Buildings in Europe have great stories behind them; Western culture I believe is rich and interesting. Japanese buildings do not have this same history but a completely different interest.
A key secondary source in Source 2 in this text is images by Hiroshige, Nihonbashi and Edobashi. They are examples of the Japanese focus of one fragment of an object looked at closely, for the expense of the whole thing. ‘Incompleteness is the natural order”. (Shelton .B 1999:175).

After reading and thoroughly taking in the information of these two sources I do think that more attention should be paid to deprived areas in the U.K, housing as well as railway stations. I feel that the author of Source 2 is a little biased in his opinions, almost saying that the East and better than the West; having said that, this statement I may agree with: “Now it may be the cities turn and I am one of a small but growing band of designers and planners who are setting their sights in an Easterly direction.’ (Shelton.B:1999, 189). This is one of the author’s main conclusions in the article; Shelton also insists that the Japanese cities buildings are more ready to be built on in/for the future than the West’s.
I am not in complete agreement with Shelton, I believe that borrowing or perhaps ‘stealing’ ideas from another culture, particularly the Japanese could however be very successful.

A safer subway made me also think about crime and vandalism within these areas, I think that if we made for instance graffiti art a trend, it could catch on even more-so than it has done already. “Featuring artwork from more than 20 cities around the world, this book chronicles the evolution and development of the art form from it’s beginnings on subway cars to it’s acceptance into art galleries.” Why not use what we recognise as vandalism to our advantage and make a street-art form part of our culture?

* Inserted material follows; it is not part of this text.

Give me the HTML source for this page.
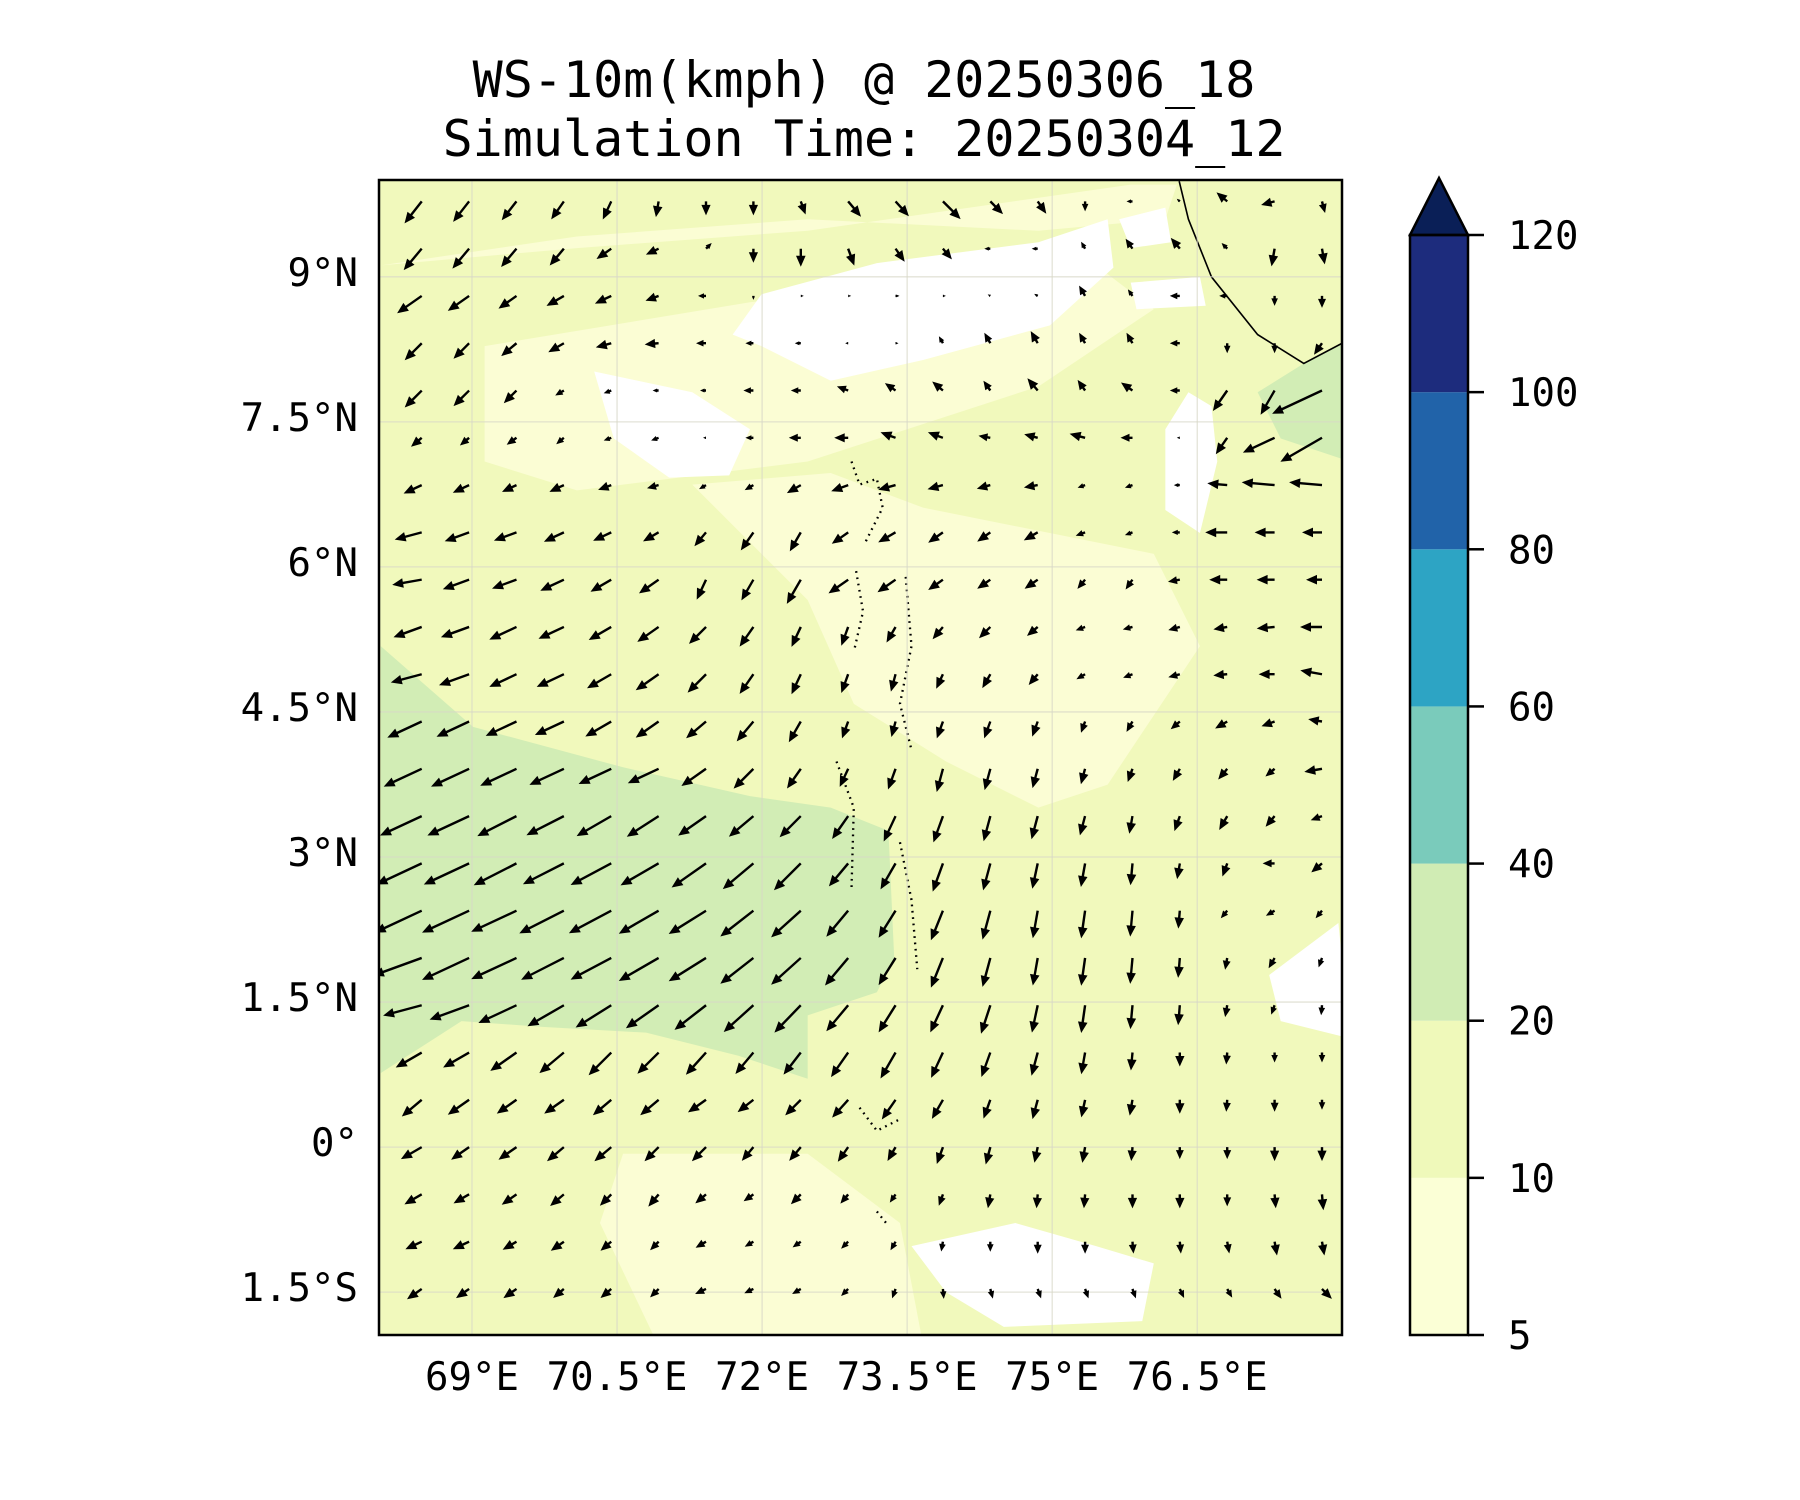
<!DOCTYPE html>
<html><head><meta charset="utf-8">
<style>
html,body{margin:0;padding:0;background:#fff;}
svg{display:block;}
text{font-family:"DejaVu Sans Mono","Liberation Mono",monospace;fill:#000;}
</style></head>
<body>
<svg id="chart" width="1800" height="1500" viewBox="0 0 1800 1500" xmlns="http://www.w3.org/2000/svg">
<defs><clipPath id="plotclip"><rect x="379" y="180" width="963" height="1155"/></clipPath></defs>
<text x="864" y="97" font-size="50" text-anchor="middle">WS-10m(kmph) @ 20250306_18</text>
<text x="864" y="156" font-size="50" text-anchor="middle">Simulation Time: 20250304_12</text>
<g clip-path="url(#plotclip)">
<rect x="379" y="180" width="963" height="1155" fill="#f1f9bc"/>
<g transform="scale(1.1538)">
<path d="M420,300 L650,262 L950,230 L1000,268 L900,335 L700,400 L500,425 L420,400 Z M600,420 L720,410 L800,440 L900,460 L1000,480 L1040,560 L1000,620 L960,680 L900,700 L820,660 L740,610 L700,520 Z M540,1000 L700,1000 L780,1060 L800,1165 L570,1165 L520,1060 Z M330,230 L500,215 L700,200 L980,160 L1020,160 L1010,190 L900,200 L700,190 L500,205 Z" fill="#fbfdd4"/>
<path d="M330,560 L410,630 L540,665 L650,690 L720,700 L770,720 L775,830 L760,860 L700,880 L700,935 L640,915 L560,895 L470,890 L400,885 L330,930 Z M1090,340 L1130,315 L1170,295 L1170,400 L1110,380 Z" fill="#d2edb5"/>
<path d="M660,255 L760,228 L900,210 L960,190 L965,232 L910,282 L800,312 L720,330 L660,300 L635,290 Z M515,322 L600,340 L650,372 L632,412 L580,414 L532,380 Z M1010,372 L1030,340 L1050,352 L1055,400 L1040,462 L1010,442 Z M790,1080 L880,1060 L950,1080 L1000,1095 L990,1145 L870,1150 L820,1120 Z M1100,845 L1160,800 L1170,900 L1110,885 Z M970,190 L1010,180 L1015,210 L980,215 Z M980,245 L1040,240 L1045,265 L985,268 Z" fill="#ffffff"/>
<path d="M1022,157 L1030,190 L1050,240 L1090,290 L1130,315 L1168,295" fill="none" stroke="#000" stroke-width="1.4"/>
<path d="M738,400 L745,420 L760,415 L765,440 L750,470 M742,495 L748,530 L740,565 M785,500 L790,560 L780,610 L790,650 M725,660 L740,700 L738,770 M780,730 L790,780 L795,840 M745,960 L760,980 L780,970 M760,1050 L768,1060" fill="none" stroke="#000" stroke-width="2" stroke-dasharray="1.5 4"/>
</g>
<g id="gridlines"></g>
<g id="arrows"></g>
</g>
<rect x="379" y="180" width="963" height="1155" fill="none" stroke="#000" stroke-width="2.5"/>
<g id="axes"></g>
<g id="cbar"></g>
</svg>
<script>
const lonTicks = [69, 70.5, 72, 73.5, 75, 76.5];
const lonLabels = ["69°E", "70.5°E", "72°E", "73.5°E", "75°E", "76.5°E"];
const latTicks = [9, 7.5, 6, 4.5, 3, 1.5, 0, -1.5];
const latLabels = ["9°N", "7.5°N", "6°N", "4.5°N", "3°N", "1.5°N", "0°", "1.5°S"];
const cbarLevels = [5, 10, 20, 40, 60, 80, 100, 120];
const cbarColors = ["#fbffd6", "#eff9ba", "#d0ecb4", "#7acbbb", "#2da4c4", "#2163a9", "#1d2c7d"];
const cbarExtendColor = "#0a1f57";
const lonStart = 68.48, lonStep = 0.49, latStart = 9.78, latStep = 0.489;
// wind direction (degrees, 0=east, CCW) per row, 20 columns each
const ang = [
[232,232,232,235,245,260,270,270,290,310,312,315,315,305,270,180,140,140,195,285],
[230,230,230,230,215,205,45,270,270,290,305,310,180,180,120,125,130,135,260,280],
[215,215,215,210,205,200,180,270,0,0,0,0,150,150,120,125,180,180,270,270],
[225,225,220,210,195,185,180,180,180,180,0,120,120,120,120,120,180,270,270,235],
[225,225,225,210,200,180,180,180,180,160,145,140,125,130,125,145,180,235,240,205],
[220,220,215,220,200,200,180,180,180,180,160,160,170,165,165,180,180,235,205,210],
[205,205,205,205,200,195,210,210,210,200,195,195,195,190,200,200,180,175,175,175],
[195,200,200,205,205,210,230,235,240,215,210,215,215,210,200,200,180,180,180,180],
[190,200,200,205,210,215,245,240,240,215,215,215,215,215,230,235,190,180,180,180],
[200,200,205,205,210,215,225,235,245,250,240,230,225,220,200,195,195,190,185,180],
[195,200,205,205,210,215,225,235,245,250,255,245,240,230,210,200,195,185,180,170],
[205,205,205,205,210,215,220,230,240,250,255,250,250,250,250,240,220,210,200,170],
[205,205,205,205,205,205,215,225,235,245,250,255,255,255,255,250,240,230,220,190],
[205,205,207,207,210,213,215,220,225,235,245,250,255,255,255,260,250,240,230,200],
[205,205,207,207,208,210,215,220,225,230,240,250,255,258,260,265,260,250,180,220],
[205,205,205,207,208,210,212,218,222,230,238,248,255,260,262,265,265,230,210,230],
[200,205,205,207,208,210,212,218,222,230,238,248,255,260,262,265,265,260,240,250],
[195,200,205,210,212,215,218,222,226,230,238,245,252,258,262,265,265,260,250,265],
[210,210,215,220,225,225,228,230,232,235,240,245,250,255,260,265,270,265,270,270],
[220,215,215,215,220,220,215,218,225,228,235,240,250,255,258,260,270,265,270,270],
[210,215,215,220,220,225,225,230,230,235,240,250,255,258,260,265,270,270,270,270],
[210,210,215,220,225,230,220,215,225,230,235,250,260,265,265,270,270,270,275,275],
[205,205,210,215,220,225,210,210,215,225,240,260,270,270,270,275,275,280,280,280],
[215,215,215,220,220,225,205,205,210,225,250,275,285,290,290,290,295,300,305,315]
];
// arrow length (px, proportional to wind speed) per row
const spd = [
[28,26,24,22,20,16,14,14,14,20,20,25,18,15,10,6,4,14,14,12],
[28,26,24,22,18,14,8,14,18,18,16,14,6,6,8,12,14,8,18,16],
[30,26,22,20,18,14,8,4,3,3,4,3,3,4,12,8,10,8,10,12],
[24,22,20,18,16,14,10,8,6,3,3,8,12,14,12,12,10,10,10,14],
[24,22,18,10,8,6,6,10,10,12,13,14,12,16,13,14,10,25,28,55],
[14,12,12,10,8,8,3,8,12,14,16,16,12,14,16,12,3,20,35,48],
[20,18,16,16,14,12,8,10,16,18,18,16,14,14,8,8,6,20,33,33],
[28,26,24,22,20,18,18,22,22,20,20,18,16,16,10,8,8,22,20,20],
[30,28,26,26,24,24,22,24,28,24,22,18,16,16,12,12,12,18,18,16],
[30,30,30,28,26,26,24,24,22,20,18,16,16,14,10,10,12,14,18,22],
[32,32,30,30,28,28,26,24,22,20,18,16,16,14,10,10,12,14,16,22],
[38,36,34,32,30,28,26,26,24,18,16,18,18,16,12,12,12,14,14,14],
[42,42,40,38,36,34,30,28,24,20,22,24,22,20,16,14,14,14,12,18],
[46,46,44,42,40,38,34,32,30,28,28,28,26,24,20,18,16,16,14,12],
[50,50,48,46,46,44,42,40,38,30,30,30,28,26,24,22,16,14,12,14],
[52,52,50,50,48,46,44,42,40,34,32,32,30,28,28,26,18,10,10,10],
[52,52,50,48,46,46,44,42,40,36,32,32,30,28,28,26,20,12,12,10],
[40,42,42,42,42,40,40,40,38,34,32,30,30,28,28,24,20,12,10,10],
[30,30,32,32,32,30,30,28,28,30,30,28,26,24,22,18,14,12,10,10],
[26,26,24,24,24,24,22,20,22,24,24,22,20,20,18,16,14,12,12,10],
[24,22,22,22,22,20,20,18,18,18,16,18,18,16,16,14,12,12,14,14],
[20,18,18,18,16,16,14,12,14,12,10,12,14,14,14,14,14,12,14,16],
[18,18,16,16,14,12,12,10,10,10,10,10,10,12,12,12,12,12,14,14],
[18,16,16,14,14,12,12,10,10,10,10,10,10,10,10,10,10,10,12,14]
];
const NS = "http://www.w3.org/2000/svg";
function xScale(lon){ return 472 + (lon - 69) * 96.7; }
function yScale(lat){ return 857 - (lat - 3) * 96.7; }
const cbTop = 235, cbBot = 1335, cbX = 1410, cbW = 58;
function cbY(i){ return cbBot - i * (cbBot - cbTop) / (cbarLevels.length - 1); }
function mk(tag, attrs){ const e = document.createElementNS(NS, tag); for (const k in attrs) e.setAttribute(k, attrs[k]); return e; }

const grid = document.getElementById('gridlines');
const axes = document.getElementById('axes');
lonTicks.forEach((lon, i) => {
  const x = xScale(lon);
  const gl = mk('line', {x1:x, x2:x, y1:180, y2:1335, stroke:'#d8d8c8', 'stroke-width':1.3, opacity:0.7});
  
  
  grid.appendChild(gl);
  const t = mk('text', {x:x, y:1390, 'font-size':39, 'text-anchor':'middle'});
  t.textContent = lonLabels[i];
  
  
  axes.appendChild(t);
});
latTicks.forEach((lat, i) => {
  const y = yScale(lat);
  const gl = mk('line', {x1:379, x2:1342, y1:y, y2:y, stroke:'#d8d8c8', 'stroke-width':1.3, opacity:0.7});
  
  
  grid.appendChild(gl);
  const t = mk('text', {x:358, y:y + 9, 'font-size':39, 'text-anchor':'end'});
  t.textContent = latLabels[i];
  
  
  axes.appendChild(t);
});

const arrows = document.getElementById('arrows');
ang.forEach((row, i) => {
  const y0 = yScale(latStart - i * latStep);
  row.forEach((a, j) => {
    const x0 = xScale(lonStart + j * lonStep);
    const L = spd[i][j];
    const r = a * Math.PI / 180, ux = Math.cos(r), uy = -Math.sin(r);
    const px = -uy, py = ux;
    const hl = Math.min(11, L * 0.75), hw = Math.min(4.8, L * 0.33), sw = 1.2;
    const tx = x0 + ux * L, ty = y0 + uy * L;
    const bx = tx - ux * hl, by = ty - uy * hl;
    const pts = [
      [x0 + px*sw, y0 + py*sw], [bx + px*sw, by + py*sw], [bx + px*hw, by + py*hw],
      [tx, ty], [bx - px*hw, by - py*hw], [bx - px*sw, by - py*sw], [x0 - px*sw, y0 - py*sw]
    ].map(p => p[0].toFixed(1) + ',' + p[1].toFixed(1)).join(' ');
    const poly = mk('polygon', {points: pts, fill: '#000'});
    
    
    arrows.appendChild(poly);
  });
});

const cbar = document.getElementById('cbar');
cbarColors.forEach((c, i) => {
  const y1 = cbY(i + 1), y0 = cbY(i);
  const r = mk('rect', {x:cbX, y:y1, width:cbW, height:y0 - y1, fill:c});
  
  
  cbar.appendChild(r);
});
const ext = mk('polygon', {points: `${cbX},${cbTop} ${cbX + cbW/2},178 ${cbX + cbW},${cbTop}`, fill: cbarExtendColor, stroke:'#000', 'stroke-width':2.5, 'stroke-linejoin':'miter'});


cbar.appendChild(ext);
const frame = mk('rect', {x:cbX, y:cbTop, width:cbW, height:cbBot - cbTop, fill:'none', stroke:'#000', 'stroke-width':2.5});


cbar.appendChild(frame);
cbarLevels.forEach((v, i) => {
  const y = cbY(i);
  const tk = mk('line', {x1:cbX + cbW, x2:cbX + cbW + 16, y1:y, y2:y, stroke:'#000', 'stroke-width':2.5});
  
  
  cbar.appendChild(tk);
  const t = mk('text', {x:1508, y:y + 14, 'font-size':39});
  t.textContent = v;
  
  
  cbar.appendChild(t);
});
</script>
</body></html>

This would make subways more interesting and individual at least.

Both of these sources have given me relevant information on improving through designing, surveying, and the author’s self-experiences.
Source 1’s survey and case study led to a “£2.5 million grant” from the Welsh Assembly to improve the stations, notably ‘The Wales and Borders Trains (2003). This shows a success in their use of CPTED. Evidence of past usage of the same format comes from ‘The Parliamentary Travel Safe Committee in Brisbane Australia’ providing a ‘variety of potential solutions designed to reduce recorded crime rates in the railway environment’. I think CPTED could be used more frequently in the present, the future and for other uses such as bus stations, airports, etc.

Source 2 demonstrates a new way of seeing and thinking about the design of a city. Although slightly biased, I see the importance of looking at the bigger picture; looking beyond a building, a bridge: looking at a whole area/space and analysing it.
Shelton demonstrates the contrasts in Eastern and Western Culture by comparing two children’s magazines: Fig 2.9 ‘A Japanese children’s magazine cover a collage of large and small things which enjoy some kind of visual equality over the whole surface of the page’ (Tanoshii Yochien, Issue 10, 1995) Fig. 2.10 is a cover of a children’s English language magazine Thomas the Tank Engine. ‘This cover shows an altogether simpler more heriarchial order.’
Our cultures differentiate us; we should be able to borrow from other cultures without stealing from them completely. This source (2) supports the idea that the Western world may need to move forward even more-so in design, to make a more secure, cleaner, friendlier place to be. Source 1 supports evidence that this is so in the design of public transport.